Probably most people who have heard of the Alexander Technique have gained the impression that it is to do with improving posture. This is actually rather wide of the mark; in fact posture only plays an incidental role in the Technique. To see why this is so, it is best to start with Alexander’s own experience.

Basically what Alexander discovered was that the vocal problems he was trying to solve emanated from deep-rooted patterns in the way he employed himself, not only in speaking but in all activity. These learned patterns, accumulated over his lifetime, interfered with the innate mechanisms of posture, balance and coordination and resulted in chronic muscular tension and distortion. He further came to realize that he was unable to change these patterns by direct effort because they had become so familiar to him over the years that they ‘felt right’, even though he could see that they were unhelpful. He seemed unable to prevent himself doing what ‘felt right’ even when he knew it was wrong for his purpose.

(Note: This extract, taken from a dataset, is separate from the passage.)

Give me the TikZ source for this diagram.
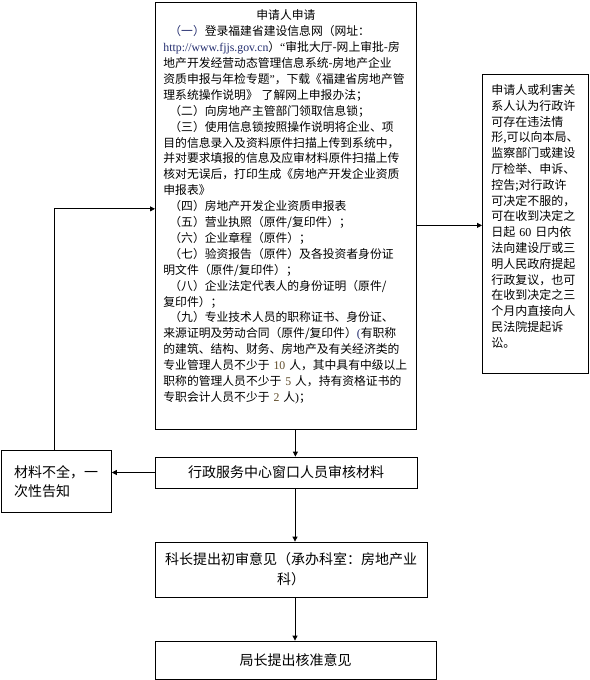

To solve this problem he developed a technique which involved cutting of at source his impulse to employ himself in a certain way by the (apparently), simple expedient of inhibiting his initial response to his desire to speak - effectively deciding not to do the activity he was intending to do. He would then reason out the use of himself needed to achieve his end effectively and project conscious messages or directions from his brain to his muscles to prepare them to perform in the desired way. Finally, at the ‘critical moment’ when he was to take his new plan into action, he would stop again and make a fresh decision, sometimes choosing to do a different activity than speaking, or even to do nothing at all. By this means he gradually overcame his instinctive tendency to revert to his old, familiar way of doing things and was able to employ a new and reasoned use of himself in speaking, in spite of its feeling ‘wrong’ at first.

Of course, this new way of using himself came to ‘feel right’ over time, but in the process he had gained something more valuable than merely an improved set of basic postural and movement habits; he had found a reliable way to bring about change in his use of himself even in the face of its ‘feeling wrong’. He came to realize that he had discovered something enormously important about the nature of habit and how to bring it under control.

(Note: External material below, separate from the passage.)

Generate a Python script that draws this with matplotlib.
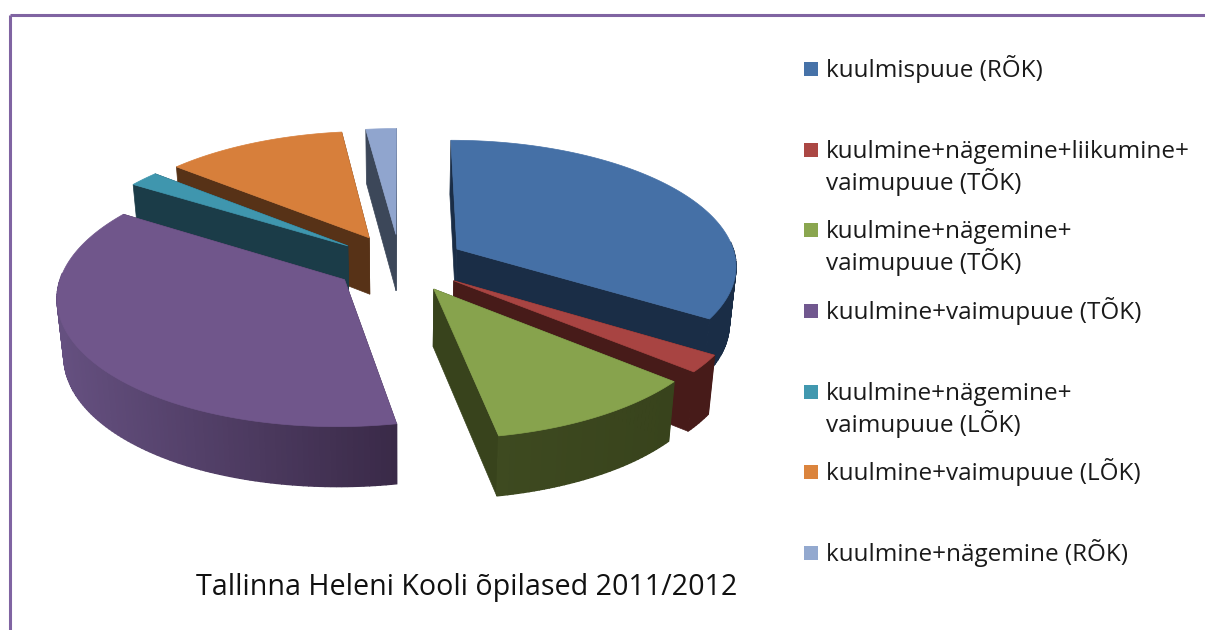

He came to realize that the core problem he had identified in his own use of himself, was shared by the great majority of people, and that he could teach them the same technique that he had evolved. To help overcome the difficulties people naturally found in bringing about a new and unfamiliar use of themselves, he developed a highly refined way of using his hands to impart gentle manual guidance and information which students could use to help them identify and remove excessive muscular tension. Alexander Technique teachers have continued to develop and refine this use of hands and it forms a major resource for students learning the work.

The Technique is simple to learn in principle; although it can be challenging in practice. However, the benefits of gaining even a rudimentary grasp can be very considerable, and it is typically these benefits which inspire people to go on to seek greater mastery of how they direct and control their use of themselves.

Quick quotes


The ethologist Nikolas Tinbergen dedicated half of his Nobel Prize winning speech in 1963 to an account of Alexander’s discoveries.

Many famous musicians and actors like Paul Newman, Sting, William Hurt and John Cleese have learned it and testified to its benefits.

The Alexander Technique is now taught in virtually every college of music and drama throughout the world.